Retype word for word the first line of the listing and each line after it up to the line with "mct_a = [449.56, 451.31, 446.87, 447.11]", with the pictures taken out.
─── DATA PROVIDED ───
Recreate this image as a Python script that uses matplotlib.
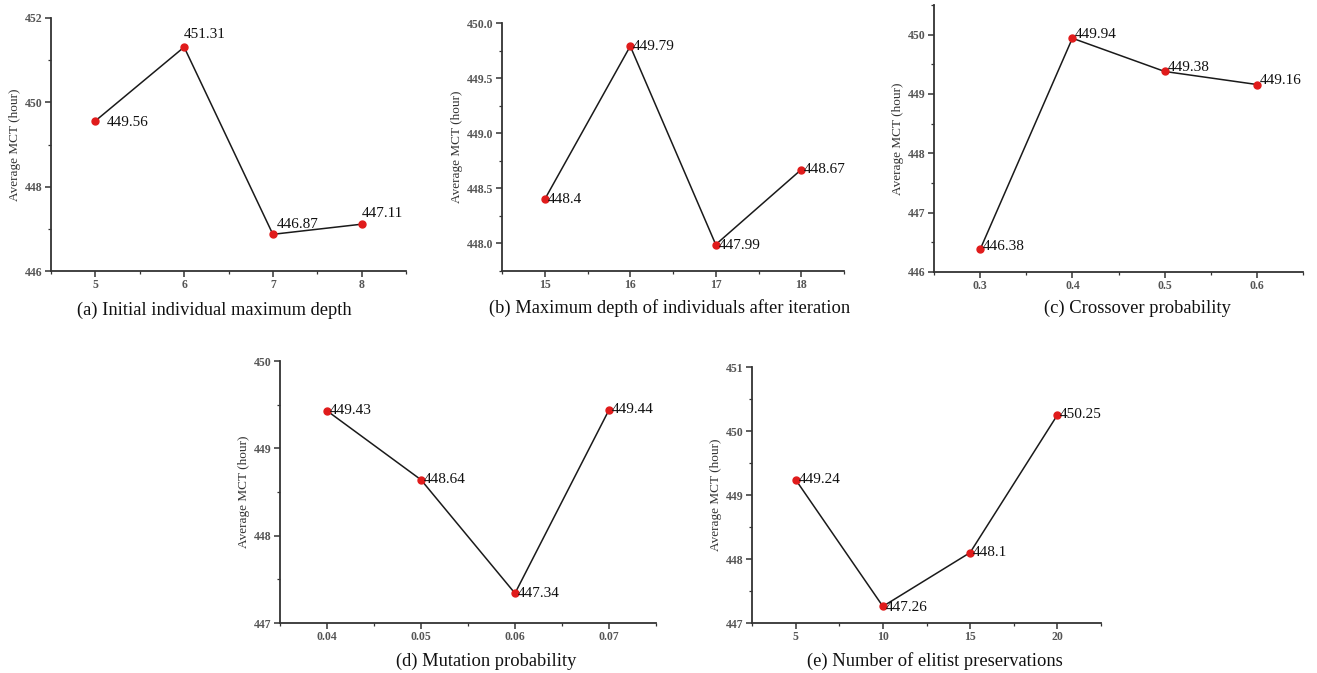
import matplotlib
matplotlib.use("Agg")
import matplotlib.pyplot as plt
from matplotlib.ticker import MultipleLocator

plt.rcParams['font.family'] = ['Liberation Serif', 'DejaVu Serif']

# data
depth_init = [5, 6, 7, 8]
mct_a = [449.56, 451.31, 446.87, 447.11]

depth_iter = [15, 16, 17, 18]
mct_b = [448.4, 449.79, 447.99, 448.67]

cross_p = [0.3, 0.4, 0.5, 0.6]
mct_c = [446.38, 449.94, 449.38, 449.16]

mut_p = [0.04, 0.05, 0.06, 0.07]
mct_d = [449.43, 448.64, 447.34, 449.44]

elite_n = [5, 10, 15, 20]
mct_e = [449.24, 447.26, 448.1, 450.25]

labels_a = ["449.56", "451.31", "446.87", "447.11"]
labels_b = ["448.4", "449.79", "447.99", "448.67"]
labels_c = ["446.38", "449.94", "449.38", "449.16"]
labels_d = ["449.43", "448.64", "447.34", "449.44"]
labels_e = ["449.24", "447.26", "448.1", "450.25"]

captions = ["(a) Initial individual maximum depth",
            "(b) Maximum depth of individuals after iteration",
            "(c) Crossover probability",
            "(d) Mutation probability",
            "(e) Number of elitist preservations"]

W, H = 1317, 673
fig = plt.figure(figsize=(W / 100, H / 100), dpi=100)


def px_axes(l, r, t, b):
    return fig.add_axes([l / W, 1 - b / H, (r - l) / W, (b - t) / H])


def style(ax, xlim, ylim, xmaj, xmin, ymaj, ymin, fmt=None):
    ax.set_xlim(*xlim)
    ax.set_ylim(*ylim)
    ax.xaxis.set_major_locator(MultipleLocator(xmaj))
    ax.xaxis.set_minor_locator(MultipleLocator(xmin))
    ax.yaxis.set_major_locator(MultipleLocator(ymaj))
    ax.yaxis.set_minor_locator(MultipleLocator(ymin))
    if fmt:
        ax.yaxis.set_major_formatter(fmt)
    ax.spines['top'].set_visible(False)
    ax.spines['right'].set_visible(False)
    for s in ['left', 'bottom']:
        ax.spines[s].set_linewidth(1.3)
        ax.spines[s].set_color('#333333')
    ax.tick_params(which='major', direction='out', length=4, width=1.1, labelsize=8.5,
                   labelcolor='#555555', pad=2, color='#333333')
    ax.tick_params(which='minor', direction='out', length=2, width=0.9, color='#333333')
    for t in ax.get_xticklabels() + ax.get_yticklabels():
        t.set_fontweight('bold')
    ax.set_ylabel("Average MCT (hour)", fontsize=9.5, color='#333333', labelpad=3)


def draw(ax, x, y, labs, offsets):
    ax.plot(x, y, color='#1a1a1a', lw=1.1, zorder=2)
    ax.plot(x, y, 'o', color='#e01b1b', ms=5, zorder=3, clip_on=False)
    for xi, yi, t, (dx, dy) in zip(x, y, labs, offsets):
        ax.annotate(t, (xi, yi), xytext=(dx, dy), textcoords='offset points',
                    ha='left', va='center', fontsize=11, color='#111111')


# (a)
ax = px_axes(51, 406, 18, 271)
draw(ax, depth_init, mct_a, labels_a, [(8, -1), (0, 9), (3, 7), (0, 8)])
style(ax, (4.5, 8.5), (446, 452), 1, 0.5, 2, 1)

# (b)
ax = px_axes(502, 844, 23, 271)
draw(ax, depth_iter, mct_b, labels_b, [(2, 0), (2, 0), (2, -1), (2, 0)])
style(ax, (14.5, 18.5), (447.75, 450.0), 1, 0.5, 0.5, 0.25, '{x:.1f}')

# (c)
ax = px_axes(934, 1303, 5, 272)
draw(ax, cross_p, mct_c, labels_c, [(2, 2), (2, 3), (2, 3), (2, 3)])
style(ax, (0.25, 0.65), (446, 450.5), 0.1, 0.05, 1, 0.5, '{x:.0f}')
ax.xaxis.set_major_formatter('{x:.1f}')

# (d)
ax = px_axes(280, 656, 361, 623)
draw(ax, mut_p, mct_d, labels_d, [(2, 0), (2, 0), (2, 0), (2, 0)])
style(ax, (0.035, 0.075), (447, 450), 0.01, 0.005, 1, 0.5, '{x:.0f}')
ax.xaxis.set_major_formatter('{x:.2f}')

# (e)
ax = px_axes(752, 1101, 367, 623)
draw(ax, elite_n, mct_e, labels_e, [(2, 0), (2, -1), (2, 0), (2, 0)])
style(ax, (2.5, 22.5), (447, 451), 5, 2.5, 1, 0.5, '{x:.0f}')

# captions
cap_pos = [(214, 310), (670, 308), (1137, 308), (486, 661), (935, 661)]
for c, (cx, cy) in zip(captions, cap_pos):
    fig.text(cx / W, 1 - cy / H, c, ha='center', va='center', fontsize=13.3, color='#111111')

fig.savefig("out.png", dpi=100)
───
COMPLETED EXERCISE ::
Recreate this image as a Python script that uses matplotlib.
import matplotlib
matplotlib.use("Agg")
import matplotlib.pyplot as plt
from matplotlib.ticker import MultipleLocator

plt.rcParams['font.family'] = ['Liberation Serif', 'DejaVu Serif']

# data
depth_init = [5, 6, 7, 8]
mct_a = [449.56, 451.31, 446.87, 447.11]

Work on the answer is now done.